Nell’agosto 2013, a due anni di distanza dalla prepotente discesa in campo di Kerimov, finì tutto. Nel giro di dieci giorni l’oligarca smantellò tutta la squadra, incassando quasi 100 milioni di euro, dando il benservito (con ricca buonuscita) anche a Hiddink, che aveva portato il club in Europa per la seconda stagione consecutiva. Il suo vice, René Meulensteen, promosso primo allenatore, durò 16 giorni, ma non si trattava di scarsa fiducia o insoddisfazione della dirigenza, quanto di chiusura dei rubinetti. Poco tempo tempo prima infatti Kerimov aveva rotto il cartello tra la Uralkali, la compagnia produttrice di potassio di cui era primo azionista, e la Belaruskali, per un’operazione che gli era costata mezzo miliardo di euro, un mandato di cattura internazionale e le ire di Putin.
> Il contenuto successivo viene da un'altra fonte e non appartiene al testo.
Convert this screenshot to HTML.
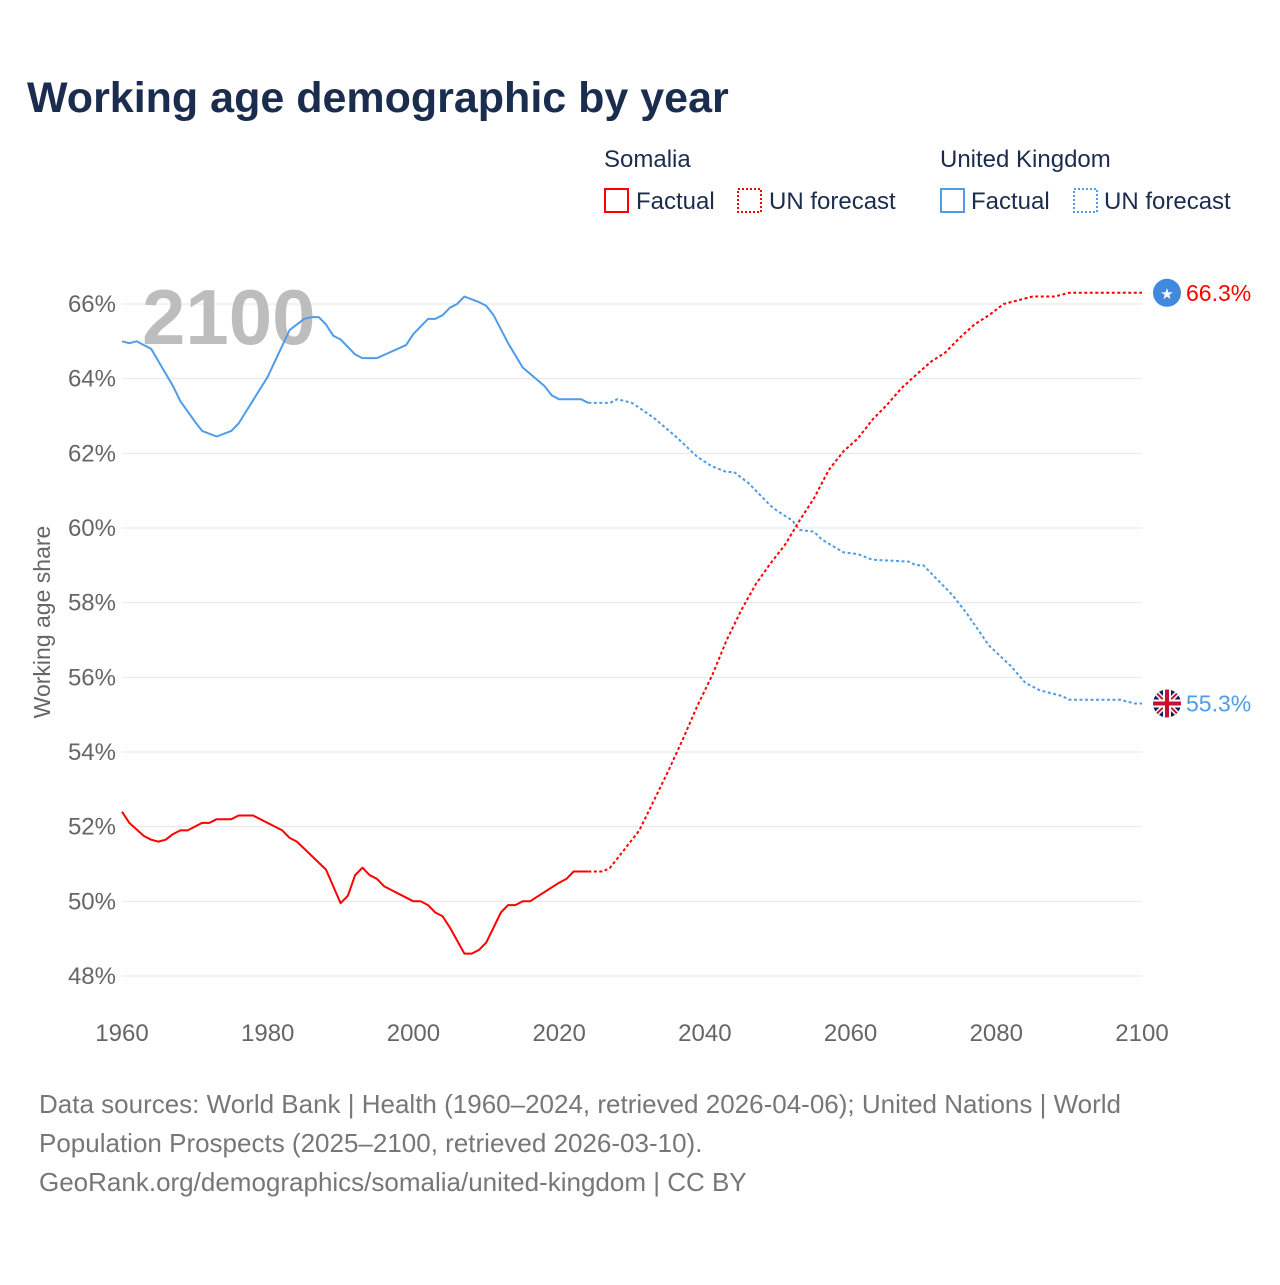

Nel gennaio 2014 salutarono il club gli ultimi superstiti dello squadrone internazionale allestito, Diarra e Jucilei. A fine stagione l’Anzhi retrocesse in seconda divisione con appena 3 vittorie conquistate e 20 punti totali, la peggior prestazione dell’anno in un campionato europeo. Nello stesso periodo l’Uefa multò la società per violazione delle regole del Fair Play Finanziario. Da quel momento è stata una questione di mera sopravvivenza con l’acqua alla gola. Poco tempo fa le condizioni sempre più gravi a livello economico hanno spinto il club a chiedere aiuto a colui che, assieme a Eto’o, è stato il giocatore simbolo dell’età dell’oro dell’Anzhi, ovvero Roberto Carlos. Attraverso un messaggio trasmesso sui media russi, il brasiliano ha sollecitato l’intervento di investitori per salvare il club. Missione fallita. Quello che una volta era un lussuoso giocattolo è finito tra i rottami.